S265 provides that a bankruptcy petition cannot be presented to the court under s264 IA (i.e.by a creditor or by the individual himself) unless a debtor has been ordinarily resident or has had a place of residence in England and Wales at any time in the period of three years immediately prior to the presentation of the petition.
In Reynold Porter Chamberlain LLP V Khan (2016), Khan was a Pakistani citizen and a member of the Pakistan Senate. He had business interests in both Pakistan and the UK and spent time between both countries. He frequently visited England and Wales and owned a number of properties in London where his family resided and where his children were educated. The petitioner obtained a judgment against him and subsequently presented the petition.

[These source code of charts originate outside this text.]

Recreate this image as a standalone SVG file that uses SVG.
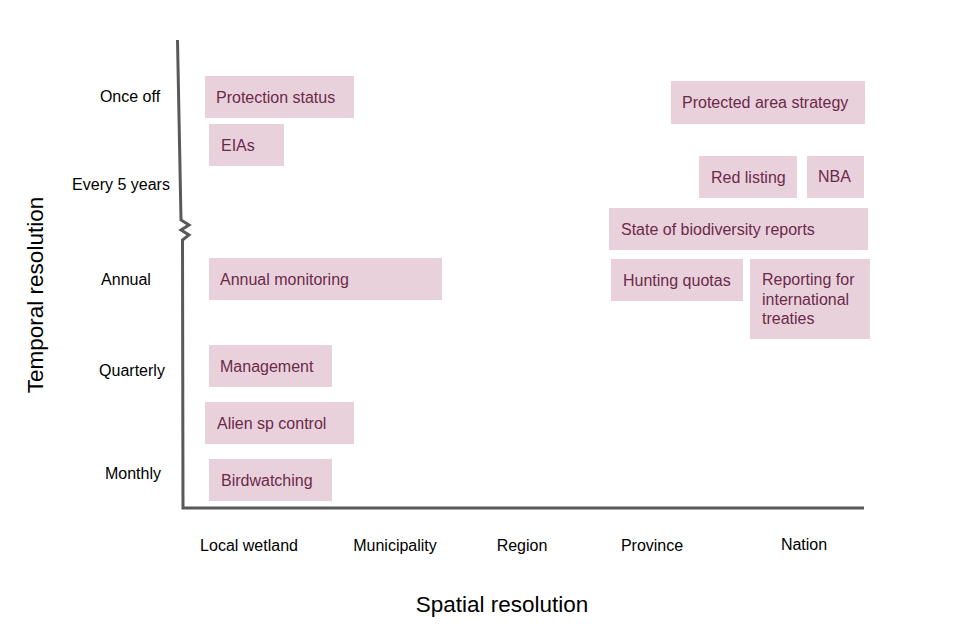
<svg xmlns="http://www.w3.org/2000/svg" width="970" height="640" viewBox="0 0 970 640">
<style>
.box{fill:#e9d1dc}
.bt{font-family:"Liberation Sans",Arial,sans-serif;font-size:16px;fill:#6b2a4a}
.lab{font-family:"Liberation Sans",Arial,sans-serif;font-size:16px;fill:#000;text-anchor:middle}
.ttl{font-family:"Liberation Sans",Arial,sans-serif;font-size:22.5px;fill:#000;text-anchor:middle}
.ax{fill:none;stroke:#595959;stroke-width:3;stroke-linejoin:miter}
</style>
<rect width="970" height="640" fill="#fff"/>
<g id="axes">
<path class="ax" d="M177.5,40 L181,220 L189,225 L181,230 L189,235 L182.5,240 L183,508 L864,508"/>
</g>
<g id="y-labels">
<text class="lab" x="130" y="102">Once off</text>
<text class="lab" x="121" y="190">Every 5 years</text>
<text class="lab" x="126" y="285">Annual</text>
<text class="lab" x="132" y="376">Quarterly</text>
<text class="lab" x="133" y="479">Monthly</text>
</g>
<g id="x-labels">
<text class="lab" x="249" y="551">Local wetland</text>
<text class="lab" x="395" y="551">Municipality</text>
<text class="lab" x="522" y="551">Region</text>
<text class="lab" x="652" y="551">Province</text>
<text class="lab" x="804" y="550">Nation</text>
</g>
<text class="ttl" x="502" y="612">Spatial resolution</text>
<text class="ttl" transform="translate(43,295) rotate(-90)">Temporal resolution</text>
<g id="protection-status"><rect class="box" x="205" y="76" width="149" height="42"/><text class="bt" x="216" y="103">Protection status</text></g>
<g id="eias"><rect class="box" x="209" y="124" width="75" height="42"/><text class="bt" x="221" y="151">EIAs</text></g>
<g id="protected-area-strategy"><rect class="box" x="671" y="81" width="194" height="43"/><text class="bt" x="682" y="108">Protected area strategy</text></g>
<g id="red-listing"><rect class="box" x="699" y="156" width="98" height="42"/><text class="bt" x="711" y="183">Red listing</text></g>
<g id="nba"><rect class="box" x="807" y="156" width="57" height="42"/><text class="bt" x="818" y="182">NBA</text></g>
<g id="state-of-biodiversity"><rect class="box" x="609" y="208" width="259" height="42"/><text class="bt" x="621" y="235">State of biodiversity reports</text></g>
<g id="hunting-quotas"><rect class="box" x="611" y="259" width="132" height="42"/><text class="bt" x="623" y="286">Hunting quotas</text></g>
<g id="reporting-treaties"><rect class="box" x="750" y="259" width="120" height="80"/><text class="bt" x="762" y="285">Reporting for</text><text class="bt" x="762" y="305">international</text><text class="bt" x="762" y="324">treaties</text></g>
<g id="annual-monitoring"><rect class="box" x="209" y="258" width="233" height="42"/><text class="bt" x="220" y="285">Annual monitoring</text></g>
<g id="management"><rect class="box" x="209" y="345" width="123" height="42"/><text class="bt" x="220" y="372">Management</text></g>
<g id="alien-sp-control"><rect class="box" x="205" y="402" width="149" height="42"/><text class="bt" x="217" y="429">Alien sp control</text></g>
<g id="birdwatching"><rect class="box" x="209" y="459" width="123" height="42"/><text class="bt" x="221" y="486">Birdwatching</text></g>
</svg>
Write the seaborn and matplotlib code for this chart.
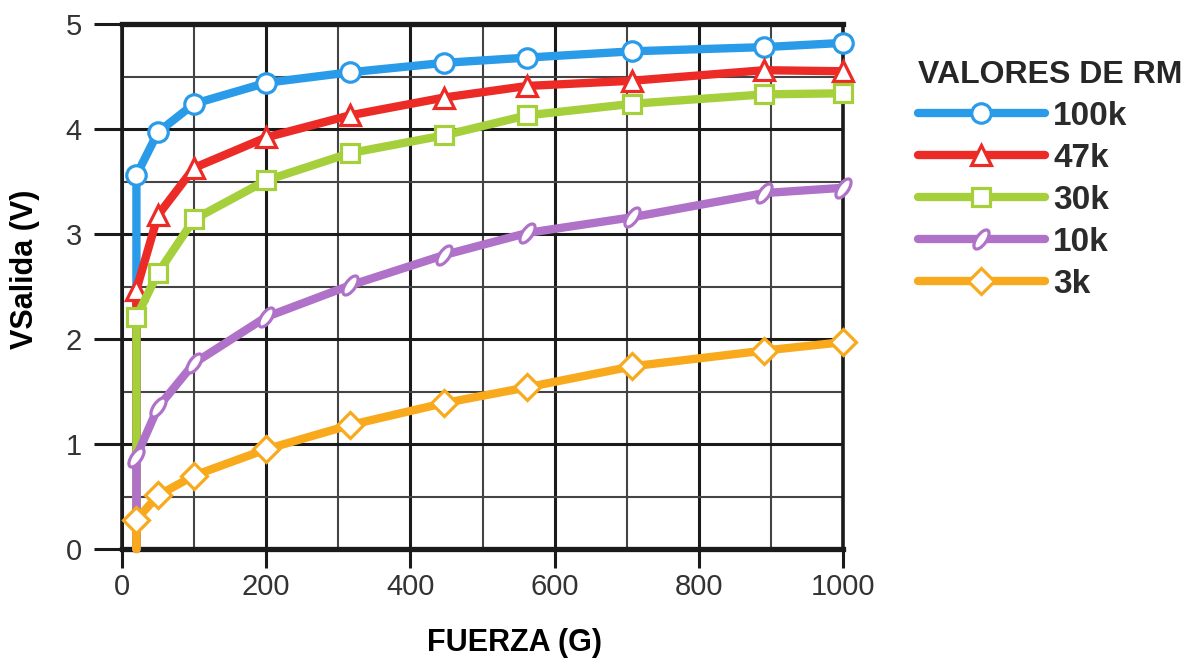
import matplotlib
matplotlib.use("Agg")
import matplotlib.pyplot as plt
from matplotlib.lines import Line2D
from matplotlib.markers import MarkerStyle
from matplotlib.transforms import Affine2D
from matplotlib.ticker import MultipleLocator
import seaborn as sns

# Force (g) at each measured point; every curve starts at 0 V at the first force
fuerza = [20, 50, 100, 200, 316, 447, 562, 708, 891, 1000]
fuerza_inicio = 20
v_inicio = 0.0

rm_labels = ["100k", "47k", "30k", "10k", "3k"]
v_100k = [3.56, 3.97, 4.24, 4.44, 4.54, 4.63, 4.68, 4.74, 4.78, 4.82]
v_47k = [2.47, 3.18, 3.63, 3.92, 4.13, 4.30, 4.41, 4.46, 4.56, 4.55]
v_30k = [2.21, 2.63, 3.14, 3.51, 3.77, 3.94, 4.13, 4.24, 4.33, 4.34]
v_10k = [0.88, 1.35, 1.77, 2.21, 2.51, 2.80, 3.01, 3.16, 3.39, 3.44]
v_3k = [0.28, 0.51, 0.70, 0.95, 1.18, 1.39, 1.54, 1.74, 1.89, 1.97]

x_ticks = [0, 200, 400, 600, 800, 1000]
y_ticks = [0, 1, 2, 3, 4, 5]

sns.set_theme(style="white")
plt.rcParams["font.family"] = ["Liberation Sans", "DejaVu Sans"]

colores = ["#2a9be8", "#ec2a26", "#a5d03c", "#b072c8", "#f8aa1c"]
slash = MarkerStyle("o", transform=Affine2D().scale(0.45, 1.0).rotate_deg(-35))
marcadores = ["o", "^", "s", slash, "D"]
tamanos = [14, 15, 13, 16, 13]
series = [v_100k, v_47k, v_30k, v_10k, v_3k]

fig = plt.figure(figsize=(11.94, 6.66), dpi=100)
ax = fig.add_axes([122 / 1194, 1 - 549 / 666, 721 / 1194, 525 / 666])

LW = 6.0
for vals, c, m, ms in zip(series, colores, marcadores, tamanos):
    xs = [fuerza_inicio] + fuerza
    ys = [v_inicio] + vals
    sns.lineplot(
        x=xs, y=ys, estimator=None, sort=False, ax=ax,
        color=c, lw=LW, marker=m, markersize=ms,
        markerfacecolor="white", markeredgecolor=c, markeredgewidth=2.3,
        markevery=list(range(1, len(xs))), clip_on=False, zorder=3,
    )

ax.set_xlim(0, 1000)
ax.set_ylim(0, 5)
ax.set_xticks(x_ticks)
ax.set_yticks(y_ticks)
ax.xaxis.set_minor_locator(MultipleLocator(100))
ax.yaxis.set_minor_locator(MultipleLocator(0.5))
ax.set_axisbelow(True)
ax.grid(which="major", color="#1a1a1a", lw=2.2)
ax.grid(which="minor", color="#444444", lw=1.5)
ax.tick_params(which="minor", length=0)
ax.tick_params(axis="x", which="major", length=14, width=2.2, color="#1a1a1a",
               pad=3, labelsize=21, labelcolor="#333333", bottom=True)
ax.tick_params(axis="y", which="major", length=20, width=2.2, color="#1a1a1a",
               pad=9, labelsize=21, labelcolor="#333333", left=True)

for side, w in [("bottom", 3.8), ("top", 3.8), ("left", 2.6), ("right", 2.6)]:
    ax.spines[side].set_visible(True)
    ax.spines[side].set_color("#1a1a1a")
    ax.spines[side].set_linewidth(w)

ax.set_xlabel("FUERZA (G)", fontsize=22, fontweight="bold", color="black")
ax.set_ylabel("VSalida (V)", fontsize=22, fontweight="bold", color="black")
ax.xaxis.set_label_coords(0.545, -0.15)
ax.yaxis.set_label_coords(-0.114, 0.533)

handles = [
    Line2D([], [], color=c, lw=LW, marker=m, markersize=ms,
           markerfacecolor="white", markeredgecolor=c, markeredgewidth=2.3)
    for c, m, ms in zip(colores, marcadores, tamanos)
]
leg = ax.legend(
    handles, rm_labels, title="VALORES DE RM", loc="upper left",
    bbox_to_anchor=(918 / 1194, 1 - 60 / 666), bbox_transform=fig.transFigure,
    frameon=False, borderpad=0, borderaxespad=0, numpoints=1,
    handlelength=3.8, handletextpad=0.25, labelspacing=0.33,
    prop={"size": 24, "weight": "bold"}, alignment="left",
)
leg.get_title().set_fontsize(23)
leg.get_title().set_fontweight("bold")
for t in leg.get_texts():
    t.set_color("#2b2b2b")

fig.savefig("out.png", dpi=100, facecolor="white")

The issue was whether Khan passed the 'ordinarily resident' test. Khan disputed jurisdiction and gave evidence that he usually resided in Lahore. The petitioner alleged that Khan was habitually resident in London during the period in which he retained their legal services in 2012.
The court accepted that Khan usually resided in Lahore but held that did not preclude him from being ordinarily resident in England and Wales also. On the balance of probabilities, Khan was ordinarily resident within the jurisdiction during the relevant period. That being so, the court went on to make the bankruptcy order.
A pilot scheme for Insolvency Express Trials (IET) commences on 1 April 2016. The IET is intended to provide litigants in the Bankruptcy and Companies Court of the High Court with a speedy, streamlined procedure, and an early date for trial or disposal of simple applications by the Bankruptcy Registrars. It is also intended that the scheme will limit and save costs for the parties involved.
The IET pilot is designed to deal with simple cases:
The IET pilot will not be mandatory, practitioners will be able to decide which cases should proceed under it. The scheme will work within and will be subject to the existing legislation on insolvency proceedings and the Chancery Guide. The pilot will last for two years, will be reviewed after 12 months and six monthly thereafter.